Your instructions: All the data must come back unchanged, except that pictures are left out.

* Start *

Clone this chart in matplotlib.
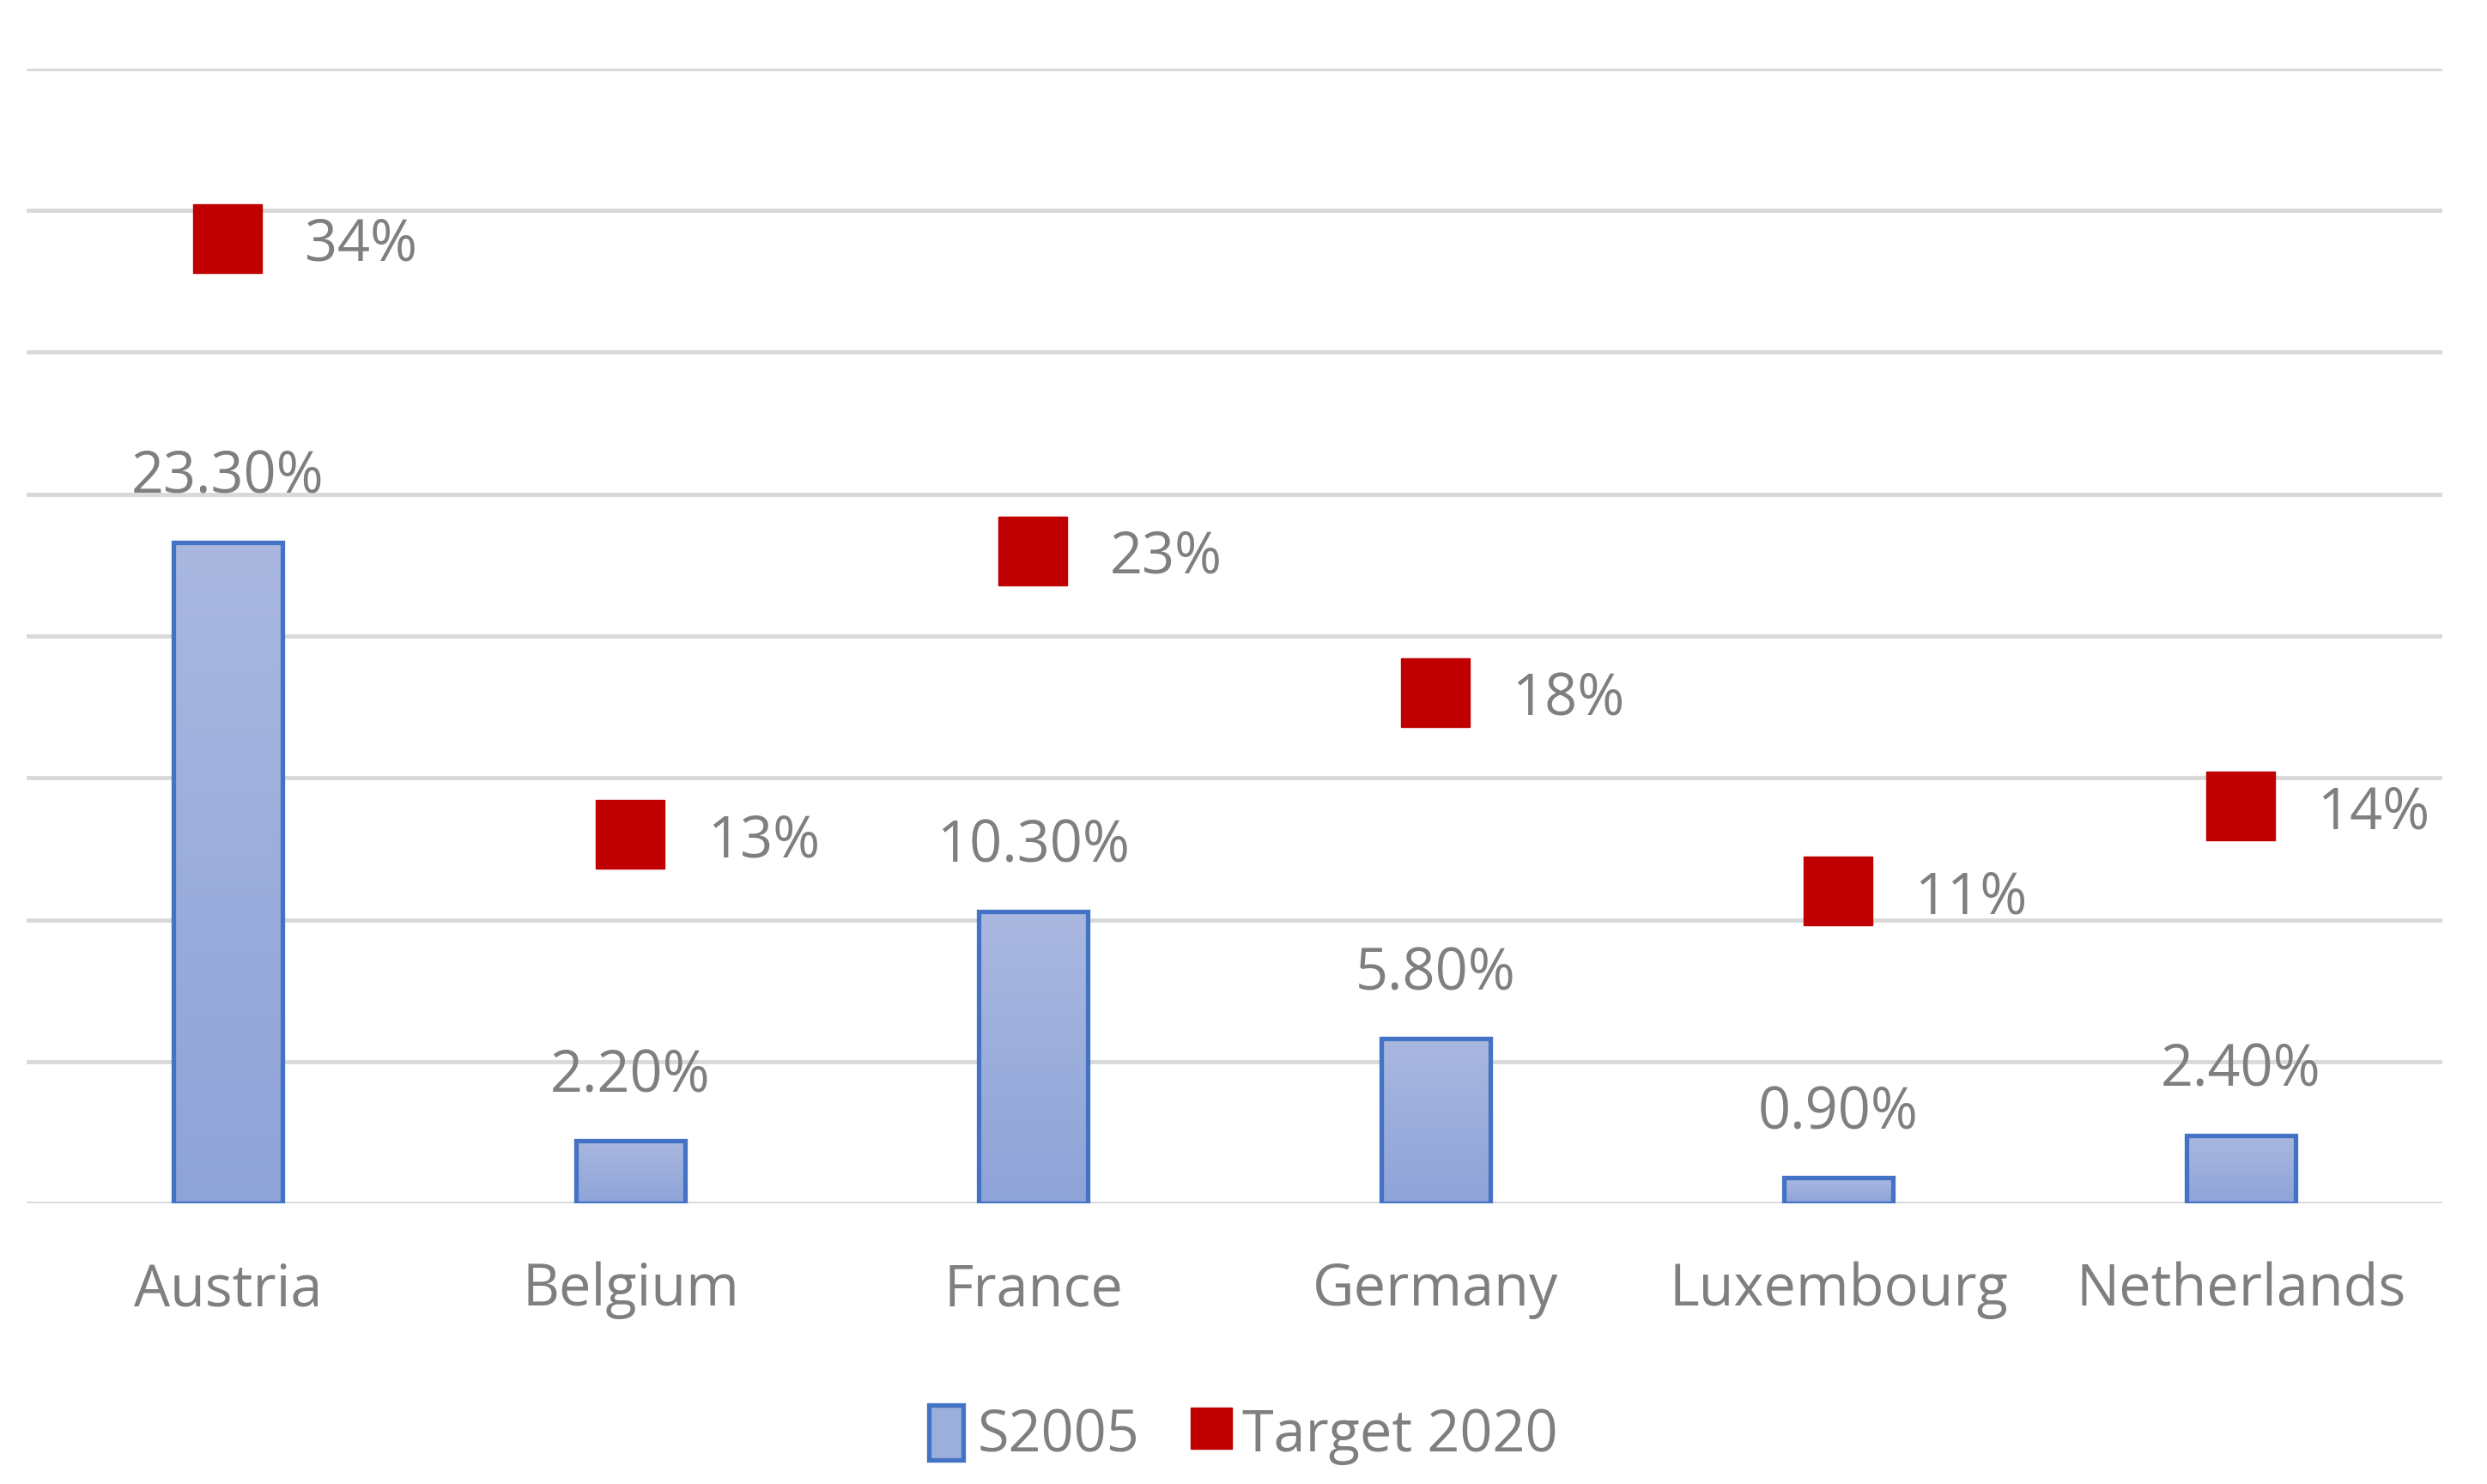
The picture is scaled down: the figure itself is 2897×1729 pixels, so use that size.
import numpy as np
import matplotlib
matplotlib.use("Agg")
import matplotlib.pyplot as plt
from matplotlib.patches import Rectangle
from matplotlib.lines import Line2D
from matplotlib.colors import LinearSegmentedColormap

categories = ["Austria", "Belgium", "France", "Germany", "Luxembourg", "Netherlands"]
s2005 = [23.3, 2.2, 10.3, 5.8, 0.9, 2.4]
target2020 = [34, 13, 23, 18, 11, 14]
s2005_labels = ["23.30%", "2.20%", "10.30%", "5.80%", "0.90%", "2.40%"]
target_labels = ["34%", "13%", "23%", "18%", "11%", "14%"]
series_names = ["S2005", "Target 2020"]

plt.rcParams['font.family'] = ['Open Sans', 'DejaVu Sans']
GRAY = "#7F7F7F"
EDGE = "#4472C4"
RED = "#C00000"
FS = 48

fig = plt.figure(figsize=(28.97, 17.29), dpi=100)
ax = fig.add_axes([0.0107, 0.189, 0.9713, 0.765])
for s in ax.spines.values():
    s.set_visible(False)
ax.set_yticks(np.arange(0, 41, 5))
ax.yaxis.grid(True, color="#D9D9D9", linewidth=3.5)
ax.set_axisbelow(True)
ax.tick_params(axis='y', left=False, labelleft=False)
ax.tick_params(axis='x', bottom=False, labelsize=FS, labelcolor=GRAY, pad=45)
x = np.arange(len(categories))
ax.set_xticks(x)
ax.set_xticklabels(categories)

cmap = LinearSegmentedColormap.from_list("g", ["#8EA3D8", "#AAB8E0"])
grad = np.linspace(0, 1, 256).reshape(-1, 1)
w = 0.27
for xi, v, lab in zip(x, s2005, s2005_labels):
    ax.imshow(grad, cmap=cmap, origin="lower", aspect="auto",
              extent=(xi - w / 2, xi + w / 2, 0, v), zorder=2, interpolation="bilinear")
    ax.bar(xi, v, width=w, facecolor="none", edgecolor=EDGE, linewidth=3.8, zorder=3)
    ax.text(xi, v + 1.25, lab, ha="center", va="bottom", fontsize=FS, color=GRAY, zorder=4)
ax.set_xlim(-0.5, len(categories) - 0.5)
ax.set_ylim(0, 40)

ax.plot(x, target2020, linestyle="none", marker="s", markersize=57,
        markerfacecolor=RED, markeredgecolor=RED, zorder=5)
for xi, v, lab in zip(x, target2020, target_labels):
    ax.text(xi + 0.19, v - 0.25, lab, ha="left", va="center", fontsize=FS, color=GRAY, zorder=6)

handles = [Rectangle((0, 0), 1, 1, facecolor="#9CAEDC", edgecolor=EDGE, linewidth=3.8),
           Line2D([], [], linestyle="none", marker="s", markersize=34,
                  markerfacecolor=RED, markeredgecolor=RED)]
fig.legend(handles, series_names, loc="center", bbox_to_anchor=(0.5, 0.033), ncol=2,
           frameon=False, fontsize=FS, labelcolor=GRAY, handlelength=0.6, handleheight=1.1,
           handletextpad=0.25, columnspacing=0.95)

fig.savefig("out.png", dpi=100)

* End *

Final result:
Clone this chart in matplotlib.
The picture is scaled down: the figure itself is 2897×1729 pixels, so use that size.
import numpy as np
import matplotlib
matplotlib.use("Agg")
import matplotlib.pyplot as plt
from matplotlib.patches import Rectangle
from matplotlib.lines import Line2D
from matplotlib.colors import LinearSegmentedColormap

categories = ["Austria", "Belgium", "France", "Germany", "Luxembourg", "Netherlands"]
s2005 = [23.3, 2.2, 10.3, 5.8, 0.9, 2.4]
target2020 = [34, 13, 23, 18, 11, 14]
s2005_labels = ["23.30%", "2.20%", "10.30%", "5.80%", "0.90%", "2.40%"]
target_labels = ["34%", "13%", "23%", "18%", "11%", "14%"]
series_names = ["S2005", "Target 2020"]

plt.rcParams['font.family'] = ['Open Sans', 'DejaVu Sans']
GRAY = "#7F7F7F"
EDGE = "#4472C4"
RED = "#C00000"
FS = 48

fig = plt.figure(figsize=(28.97, 17.29), dpi=100)
ax = fig.add_axes([0.0107, 0.189, 0.9713, 0.765])
for s in ax.spines.values():
    s.set_visible(False)
ax.set_yticks(np.arange(0, 41, 5))
ax.yaxis.grid(True, color="#D9D9D9", linewidth=3.5)
ax.set_axisbelow(True)
ax.tick_params(axis='y', left=False, labelleft=False)
ax.tick_params(axis='x', bottom=False, labelsize=FS, labelcolor=GRAY, pad=45)
x = np.arange(len(categories))
ax.set_xticks(x)
ax.set_xticklabels(categories)

cmap = LinearSegmentedColormap.from_list("g", ["#8EA3D8", "#AAB8E0"])
grad = np.linspace(0, 1, 256).reshape(-1, 1)
w = 0.27
for xi, v, lab in zip(x, s2005, s2005_labels):
    ax.imshow(grad, cmap=cmap, origin="lower", aspect="auto",
              extent=(xi - w / 2, xi + w / 2, 0, v), zorder=2, interpolation="bilinear")
    ax.bar(xi, v, width=w, facecolor="none", edgecolor=EDGE, linewidth=3.8, zorder=3)
    ax.text(xi, v + 1.25, lab, ha="center", va="bottom", fontsize=FS, color=GRAY, zorder=4)
ax.set_xlim(-0.5, len(categories) - 0.5)
ax.set_ylim(0, 40)

ax.plot(x, target2020, linestyle="none", marker="s", markersize=57,
        markerfacecolor=RED, markeredgecolor=RED, zorder=5)
for xi, v, lab in zip(x, target2020, target_labels):
    ax.text(xi + 0.19, v - 0.25, lab, ha="left", va="center", fontsize=FS, color=GRAY, zorder=6)

handles = [Rectangle((0, 0), 1, 1, facecolor="#9CAEDC", edgecolor=EDGE, linewidth=3.8),
           Line2D([], [], linestyle="none", marker="s", markersize=34,
                  markerfacecolor=RED, markeredgecolor=RED)]
fig.legend(handles, series_names, loc="center", bbox_to_anchor=(0.5, 0.033), ncol=2,
           frameon=False, fontsize=FS, labelcolor=GRAY, handlelength=0.6, handleheight=1.1,
           handletextpad=0.25, columnspacing=0.95)

fig.savefig("out.png", dpi=100)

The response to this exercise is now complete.